Objective: This study was performed to identify risk factors for the development of bacteremic pneumonia and to evaluate the impact of bacteremia on the outcome of pneumococcal pneumonia.
Methods: Using a database from a surveillance study of community-acquired pneumococcal pneumonia, we compared data of the bacteremic group with that of the non-bacteremic group.

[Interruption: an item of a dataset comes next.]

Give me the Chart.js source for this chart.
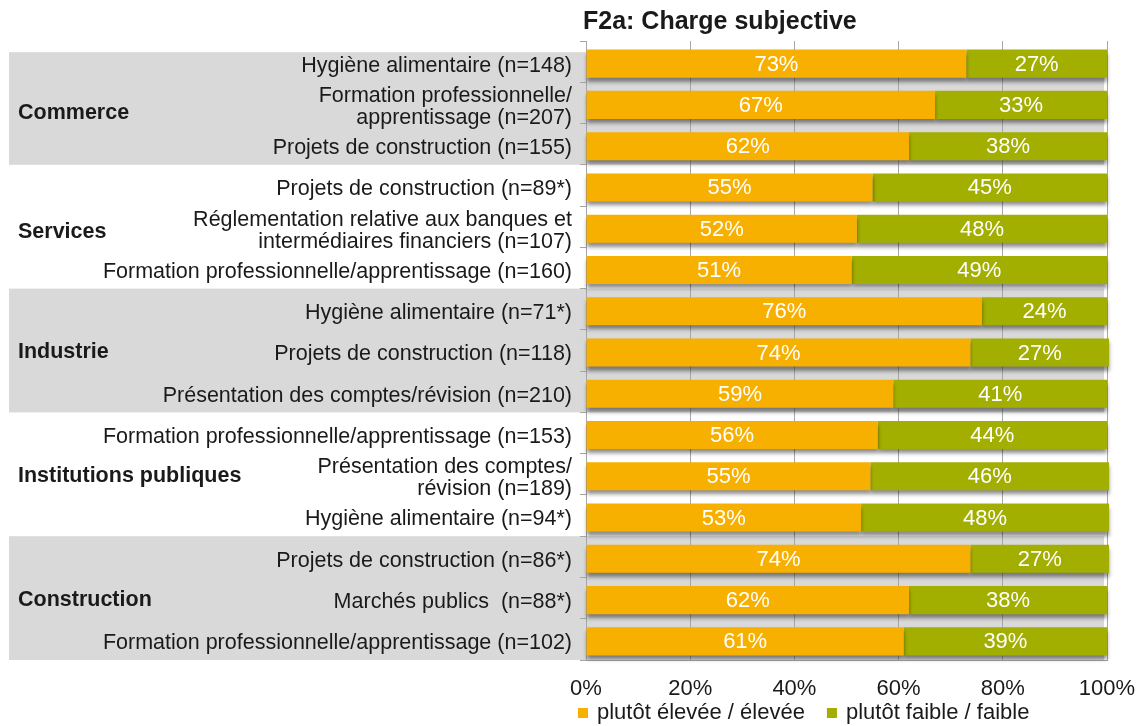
<!DOCTYPE html>
<html>
<head>
<meta charset="utf-8">
<script src="https://cdn.jsdelivr.net/npm/chart.js@4.4.1/dist/chart.umd.min.js"></script>
<style>
  html, body { margin: 0; padding: 0; background: #fff; }
  #wrap { width: 1138px; height: 726px; position: relative; }
</style>
</head>
<body>
<div id="wrap"><canvas id="chart"></canvas></div>
<script>
const TITLE = "F2a: Charge subjective";

const rowLabels = [
  "Hygiène alimentaire (n=148)",
  ["Formation professionnelle/", "apprentissage (n=207)"],
  "Projets de construction (n=155)",
  "Projets de construction (n=89*)",
  ["Réglementation relative aux banques et", "intermédiaires financiers (n=107)"],
  "Formation professionnelle/apprentissage (n=160)",
  "Hygiène alimentaire (n=71*)",
  "Projets de construction (n=118)",
  "Présentation des comptes/révision (n=210)",
  "Formation professionnelle/apprentissage (n=153)",
  ["Présentation des comptes/", "révision (n=189)"],
  "Hygiène alimentaire (n=94*)",
  "Projets de construction (n=86*)",
  "Marchés publics  (n=88*)",
  "Formation professionnelle/apprentissage (n=102)",
];

const groupNames = ["Commerce", "Services", "Industrie", "Institutions publiques", "Construction"];
const groupSizes = [3, 3, 3, 3, 3];

const seriesNames = ["plutôt élevée / élevée", "plutôt faible / faible"];
const highValues = [73, 67, 62, 55, 52, 51, 76, 73.8, 59, 56, 54.6, 52.8, 73.8, 62, 61];
const lowValues  = [27, 33, 38, 45, 48, 49, 24, 26.6, 41, 44, 45.8, 47.6, 26.6, 38, 39];

const xTicks = [0, 20, 40, 60, 80, 100];

const FONT = "'Liberation Sans', Arial, sans-serif";
const ORANGE = "#f8b000";
const GREEN = "#a3af00";
const GRID = "#a6a6a6";
const TEXT = "#1a1a1a";
const BAR_SHIFT = 2; // bars sit a little below the row centre in the original

// grey bands behind every other group + group names on the left
const bandPlugin = {
  id: "bands",
  beforeDraw(chart) {
    const { ctx, chartArea } = chart;
    const y = chart.scales.y;
    const row = y.getPixelForValue(1) - y.getPixelForValue(0);
    let start = 0;
    ctx.save();
    groupNames.forEach((name, g) => {
      const last = start + groupSizes[g] - 1;
      let top = y.getPixelForValue(start) - row / 2;
      const bottom = y.getPixelForValue(last) + row / 2;
      if (g === 0) top += row * 0.27;
      if (g % 2 === 0) {
        ctx.fillStyle = "#d9d9d9";
        ctx.fillRect(9, top, chartArea.right - 3 - 9, bottom - top);
      }
      ctx.fillStyle = TEXT;
      ctx.font = "bold 21.5px " + FONT;
      ctx.textAlign = "left";
      ctx.textBaseline = "middle";
      ctx.fillText(name, 18, (top + bottom) / 2 + (g < 2 ? 5 : 2));
      start = last + 1;
    });
    ctx.restore();
  },
};

// drop shadow under the bars
const shadowPlugin = {
  id: "barShadow",
  beforeDatasetsDraw(chart) {
    const ctx = chart.ctx;
    ctx.save();
    ctx.translate(0, BAR_SHIFT);
    ctx.shadowColor = "rgba(0,0,0,0.45)";
    ctx.shadowBlur = 4;
    ctx.shadowOffsetY = 4;
  },
  afterDatasetsDraw(chart) {
    chart.ctx.restore();
  },
};

const labelPlugin = {
  id: "segLabels",
  afterDatasetsDraw(chart) {
    const ctx = chart.ctx;
    ctx.save();
    ctx.fillStyle = "#ffffff";
    ctx.font = "22px " + FONT;
    ctx.textAlign = "center";
    ctx.textBaseline = "middle";
    chart.data.datasets.forEach((ds, di) => {
      chart.getDatasetMeta(di).data.forEach((bar, i) => {
        ctx.fillText(Math.round(ds.data[i]) + "%", (bar.x + bar.base) / 2, bar.y + BAR_SHIFT + 1);
      });
    });
    ctx.restore();
  },
};

const titleLegendPlugin = {
  id: "titleLegend",
  afterDraw(chart) {
    const { ctx, chartArea } = chart;
    ctx.save();
    ctx.fillStyle = TEXT;
    ctx.font = "bold 25px " + FONT;
    ctx.textAlign = "left";
    ctx.textBaseline = "middle";
    ctx.fillText(TITLE, chartArea.left - 3, 22);

    ctx.font = "22px " + FONT;
    let x = chartArea.left - 8;
    const ly = 713;
    chart.data.datasets.forEach((ds) => {
      ctx.fillStyle = ds.backgroundColor;
      ctx.fillRect(x, ly - 5, 10, 10);
      ctx.fillStyle = TEXT;
      ctx.fillText(ds.label, x + 19, ly);
      x += 19 + ctx.measureText(ds.label).width + 22;
    });
    ctx.restore();
  },
};

new Chart(document.getElementById("chart"), {
  type: "bar",
  data: {
    labels: rowLabels,
    datasets: [
      { label: seriesNames[0], data: highValues, backgroundColor: ORANGE, clip: false },
      { label: seriesNames[1], data: lowValues, backgroundColor: GREEN, clip: false },
    ],
  },
  options: {
    indexAxis: "y",
    responsive: true,
    maintainAspectRatio: false,
    animation: false,
    layout: { padding: { top: 41, right: 31, bottom: 26, left: 0 } },
    datasets: { bar: { categoryPercentage: 1, barPercentage: 0.68 } },
    plugins: {
      legend: { display: false },
      tooltip: { enabled: false },
    },
    scales: {
      x: {
        stacked: true,
        min: 0,
        max: 100,
        afterBuildTicks: (scale) => { scale.ticks = xTicks.map((v) => ({ value: v })); },
        ticks: {
          color: TEXT,
          font: { family: FONT, size: 22 },
          padding: 16,
          maxRotation: 0,
          callback: (v) => v + "%",
        },
        grid: { color: GRID, drawTicks: false },
        border: { display: true, color: GRID },
        afterFit: (scale) => {
          scale.height = 40;
          scale.paddingLeft = 0;
          scale.paddingRight = 0;
        },
      },
      y: {
        stacked: true,
        ticks: {
          color: TEXT,
          font: { family: FONT, size: 21.5, lineHeight: 1.03 },
          padding: 8,
          labelOffset: 4,
          autoSkip: false,
        },
        grid: { drawOnChartArea: false, offset: true, tickLength: 6, color: GRID },
        border: { display: true, color: GRID },
        afterFit: (scale) => { scale.width = 586; },
      },
    },
  },
  plugins: [bandPlugin, shadowPlugin, labelPlugin, titleLegendPlugin],
});
</script>
</body>
</html>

Results: Among 981 adult patients with pneumococcal pneumonia, 114 (11.6%) patients who had documented pneumococcal bacteremia were classified into the bacteremic group. In a multivariable analysis, use of immunosuppressant drugs, younger age (<65 years), and DM were independent risk factors associated with the development of bacteremic pneumonia among patients with pneumococcal pneumonia (all P < 0.05). The mortality rate was significantly higher in the bacteremic group than in the non-bacteremic group (28.6% vs. 8.5%; P < 0.001). The multivariable analysis revealed that concomitant bacteremia was one of the significant risk factors associated with mortality (OR, 2.57; 95% CI, 1.24-5.29), along with cerebrovascular disease and presentation with septic shock (all P < 0.05).
Conclusions: Bacteremia was a common finding in pneumococcal pneumonia and was associated with a higher mortality rate. Several clinical variables may be useful for predicting bacteremic pneumonia among patients with pneumococcal pneumonia.